Des propos forts que la grande cheffe du Conseil mohawk de Kahnawake, Kahsennenhawe Sky-Deer, approuve : « Cette loi ne peut être considérée autre qu’une action délibérée d’un gouvernement qui perpétue activement le colonialisme. Des centaines d’années de colonialisme nous ont imposé la langue anglaise, et cette loi est maintenant une tentative de nous imposer une autre langue étrangère, au nom du nationalisme québécois. Nous ne le tolérerons pas », a-t-elle déploré mardi.

La co-porte-parole de Québec solidaire, Manon Massé, et le député libéral Greg Kelley, qui ont accompagné les leaders autochtones mardi n’estiment pas que le projet de loi 96 perpétue un génocide culturel à l’égard des Premières Nations. « Je pense que c’est important pour le ministre [Simon Jolin-Barrette] de prendre le temps de rencontrer les gens ici, puis les autres communautés si c’est nécessaire, pour les rassurer que ce n’est pas un génocide culturel, que ce n’est pas qu’est-ce que ça arrive », a soutenu M. Kelley.

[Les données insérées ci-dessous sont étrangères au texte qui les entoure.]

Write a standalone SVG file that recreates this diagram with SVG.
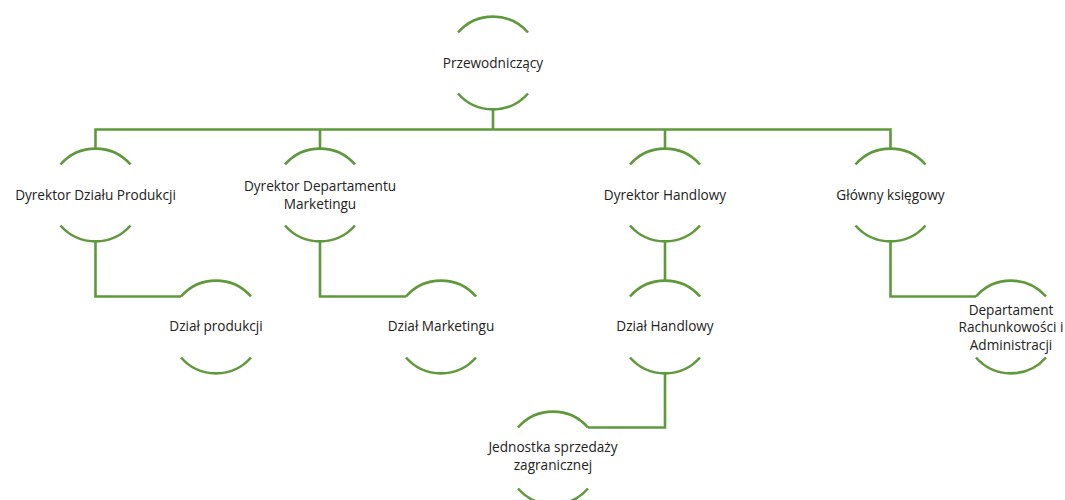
<svg xmlns="http://www.w3.org/2000/svg" width="1065" height="500" viewBox="0 0 1065 500">
<style>
.arc{fill:none;stroke:#5e9a3c;stroke-width:2.6}
.con{fill:none;stroke:#5e9a3c;stroke-width:2.6}
text{font-family:"Open Sans","Liberation Sans",Arial,sans-serif;font-size:13.6px;fill:#222;text-anchor:middle}
</style>
<rect width="1065" height="500" fill="#fff"/>
<g id="connectors">
<path class="con" d="M493,109.5 V129.5"/>
<path class="con" d="M95.5,148.5 V129.5 H890.5 V148.5"/>
<path class="con" d="M320,129.5 V148.5"/>
<path class="con" d="M665,129.5 V148.5"/>
<path class="con" d="M95.5,241.5 V296.5 H181"/>
<path class="con" d="M320,241.5 V296.5 H406"/>
<path class="con" d="M665,241.5 V280"/>
<path class="con" d="M890.5,241.5 V296.5 H976"/>
<path class="con" d="M665,373 V427.5 H588"/>
</g>
<g id="n-przewodniczacy">
<path class="arc" d="M458,32.5 A46.5,46.5 0 0 1 528,32.5"/>
<path class="arc" d="M458,93.5 A46.5,46.5 0 0 0 528,93.5"/>
<text x="493" y="68">Przewodniczący</text>
</g>
<g id="n-dyr-produkcji">
<path class="arc" d="M60.5,164.5 A46.5,46.5 0 0 1 130.5,164.5"/>
<path class="arc" d="M60.5,225.5 A46.5,46.5 0 0 0 130.5,225.5"/>
<text x="95.5" y="200">Dyrektor Działu Produkcji</text>
</g>
<g id="n-dyr-marketingu">
<path class="arc" d="M285,164.5 A46.5,46.5 0 0 1 355,164.5"/>
<path class="arc" d="M285,225.5 A46.5,46.5 0 0 0 355,225.5"/>
<text x="320" y="191">Dyrektor Departamentu</text>
<text x="320" y="209">Marketingu</text>
</g>
<g id="n-dyr-handlowy">
<path class="arc" d="M630,164.5 A46.5,46.5 0 0 1 700,164.5"/>
<path class="arc" d="M630,225.5 A46.5,46.5 0 0 0 700,225.5"/>
<text x="665" y="200">Dyrektor Handlowy</text>
</g>
<g id="n-ksiegowy">
<path class="arc" d="M855.5,164.5 A46.5,46.5 0 0 1 925.5,164.5"/>
<path class="arc" d="M855.5,225.5 A46.5,46.5 0 0 0 925.5,225.5"/>
<text x="890.5" y="200">Główny księgowy</text>
</g>
<g id="n-dzial-produkcji">
<path class="arc" d="M181,296.5 A46.5,46.5 0 0 1 251,296.5"/>
<path class="arc" d="M181,357.5 A46.5,46.5 0 0 0 251,357.5"/>
<text x="216" y="331">Dział produkcji</text>
</g>
<g id="n-dzial-marketingu">
<path class="arc" d="M406,296.5 A46.5,46.5 0 0 1 476,296.5"/>
<path class="arc" d="M406,357.5 A46.5,46.5 0 0 0 476,357.5"/>
<text x="441" y="331">Dział Marketingu</text>
</g>
<g id="n-dzial-handlowy">
<path class="arc" d="M630,296.5 A46.5,46.5 0 0 1 700,296.5"/>
<path class="arc" d="M630,357.5 A46.5,46.5 0 0 0 700,357.5"/>
<text x="665" y="331">Dział Handlowy</text>
</g>
<g id="n-departament">
<path class="arc" d="M976,296.5 A46.5,46.5 0 0 1 1046,296.5"/>
<path class="arc" d="M976,357.5 A46.5,46.5 0 0 0 1046,357.5"/>
<text x="1011" y="315">Departament</text>
<text x="1011" y="332">Rachunkowości i</text>
<text x="1011" y="350">Administracji</text>
</g>
<g id="n-jednostka">
<path class="arc" d="M518,427.5 A46.5,46.5 0 0 1 588,427.5"/>
<path class="arc" d="M518,488.5 A46.5,46.5 0 0 0 588,488.5"/>
<text x="553" y="452">Jednostka sprzedaży</text>
<text x="553" y="470">zagranicznej</text>
</g>
</svg>
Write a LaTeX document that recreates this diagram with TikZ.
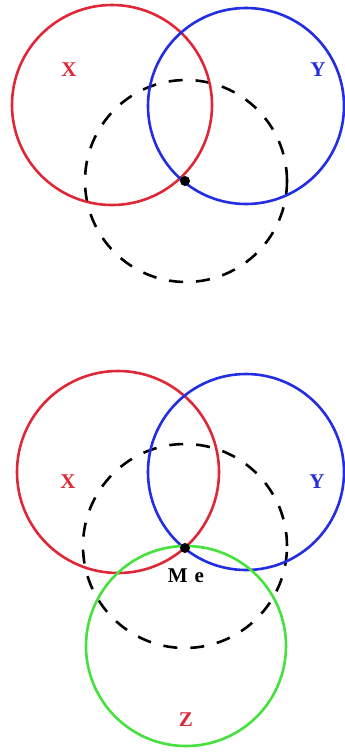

Le Parti libéral du Québec a déjà confirmé qu’il voterait contre le projet de loi 96 tandis que Québec solidaire est en faveur. « Le projet de loi 96, pour moi, doit être adopté », a affirmé Mme Massé.

Pour le Parti québécois, qui n’était pas présent lors de la conférence de presse des chefs autochtones, l’utilisation de la notion de « génocide culturel » est beaucoup trop forte.

« Je suis ouvert au dialogue, au nom du Parti québécois, s’il y a des réalités pour les étudiants issus des peuples autochtones, si on peut favoriser leur réussite d’une manière ou d’une autre, on est très ouverts. Mais on veut un dialogue de nation à nation qui parte sur d’autres bases que la notion de génocide culturel pour quelques cours de français au collégial », a expliqué le chef Paul St-Pierre Plamondon.

Pas d’exemption, répond Québec

Le ministre responsable de la Langue française, Simon Jolin-Barrette, a rapidement fermé la porte mardi à la demande des Premières Nations d’être exemptées du projet de loi 96. « Comme depuis 1977, tout le monde est soumis à la Charte de la langue française », a-t-il répété avant la période de questions. « Je tiens à les rassurer, rien ne change pour les nations autochtones », a ajouté le ministre.

Le ministre responsable des Affaires autochtones, Ian Lafrenière, a affirmé pour sa part que le projet de loi 96 « n’est pas le bon outil » pour la protection et la promotion des langues autochtones, dont la survie de plusieurs est menacée. Il a admis du même souffle ne pas avoir encore fait beaucoup de progrès sur ce front affirmant vouloir trouver des solutions avec les Premières Nations.

« On va le faire ensemble, on ne leur imposera pas », a précisé le ministre Lafrenière. Or, les chefs autochtones reprochent justement à Québec de leur « imposer » le projet de loi 96.

Les relations entre le chef Picard et le ministre Lafrenière sont particulièrement difficiles depuis les dernières semaines. L’APNQL reproche au gouvernement Legault d’avoir reculé sur son engagement d’inclure la notion de la sécurisation culturelle dans la Loi sur la santé et les services sociaux et de ne pas avoir tenu compte de leurs propositions dans le projet de loi 15 sur la réforme de la loi sur la DPJ.

Les deux parties n’ont d’ailleurs pas repris leur appel hebdomadaire – une habitude prise en début de la pandémie –, depuis l’élection du chef Picard en janvier.